Mais instigantes ainda
são estas conclusões do escritor: “Pôr o infinito de baixo em contacto com o
infinito de cima, por meio do pensamento, é o que se chama orar. Não tiremos
nada ao espírito humano; é mau suprimir. O que devemos é reformar e
transformar. Certas faculdades do homem dirigem-se para o Incógnito, o
pensamento, a meditação, a oração. O Incógnito é um oceano. Que é a consciência?

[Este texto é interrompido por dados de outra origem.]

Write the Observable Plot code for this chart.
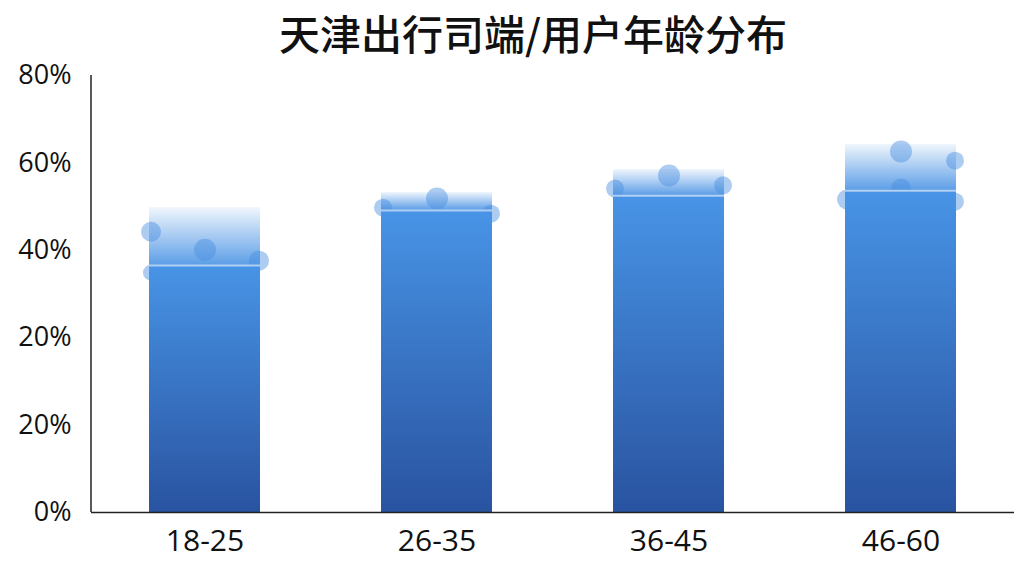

É a bússola do Incógnito. O pensamento, a meditação, a oração são tudo grandes
irradiações misteriosas. Respeitemo-las. Para onde vão essas majestosas
irradiações da alma? Para a sombra, quer dizer, para a luz. A grandeza da
democracia consiste em não negar, nem renegar nada da humanidade. Ao pé do
direito do homem, pelo menos ao lado, há o direito da alma”.
Mas Hugo faz uma
pertinente e essencial observação a respeito. Exorta-nos: “A lei é esmagar os
fanatismos e venerar o infinito. Não nos limitemos a prostrar-nos debaixo da
árvore da Criação e a contemplar os seus imensos ramos cheios de astros. Temos
um dever: trabalhar para a alma humana, defender o mistério contra o milagre,
adorar o incompreensível e rejeitar o absurdo, não admitindo em coisas inexplicáveis
senão o necessário, tornando sã a crença, tirando as superstições de cima da
religião, catando as lagartas de Deus”. O que mais acrescentar a esse brilhante
raciocínio? Nada, absolutamente nada.